By Mohammed Majed
GAZA CITY, Palestine (AA) – At least 3,814 humanitarian aid trucks have entered the Gaza Strip since the beginning of April, far less than what the US administration claims, the Gaza media office said on Saturday.
“The number of trucks that entered Gaza since the beginning of April until now is 3,814 trucks, an average of 200 trucks per day,” Salama Marouf, the office’s head, said in a statement.
Marouf said “the majority” of the trucks carry “non-essential aid,” and that they are “half of what the US administration talks about.”
“US Secretary of State (Antony Blinken) and (Samantha Power) the Director of the US Agency for International Development claimed that the number of trucks entering Gaza reached 400 trucks per day, and this is not true,” he added.
He added: “President Joe Biden also claimed that Gaza received 3,000 trucks within two weeks, and this is also not true.”
“The genocidal war waged by the occupation is still ongoing in Gaza against civilians, children, and women, and the US administration is still engaged in this war by supplying the occupation with missiles and lethal bombs,” he said.
Marouf accused the US and Israel for “continuing the policy of starvation and subjecting civilians to pressure by preventing the entry of aid in a smooth manner as guaranteed by international law and humanitarian law.”
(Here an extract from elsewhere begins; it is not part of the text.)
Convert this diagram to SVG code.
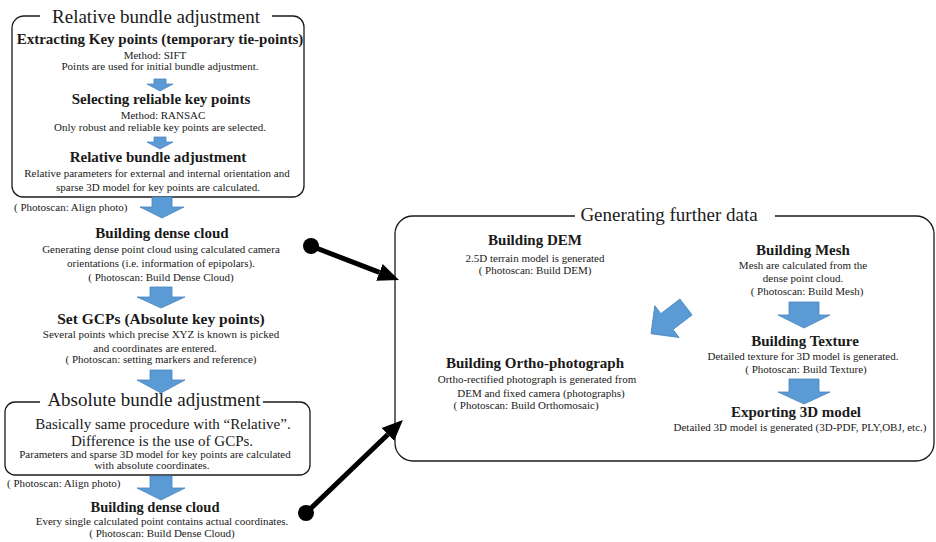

He called on international and human rights groups to “pressure the US administration, the occupation, and all relevant parties to open the Rafah border crossing and open all crossings in Gaza, and to allow the entry of a thousand trucks of aid daily, in order to save the catastrophic humanitarian situation in Gaza.”
Flouting the International Court of Justice’s provisional ruling, Israel continues its onslaught on the Gaza Strip where over 34,000 Palestinians have been killed, mostly women and children, and nearly 77,000 injured since Oct. 7, according to Palestinian health authorities.
The Israeli war has pushed 85% of Gaza’s population into internal displacement amid acute shortages of food, clean water, and medicine, while 60% of the enclave's infrastructure has been damaged or destroyed, according to the UN.
Hostilities have continued unabated, however, and aid deliveries remain woefully insufficient to address the humanitarian catastrophe.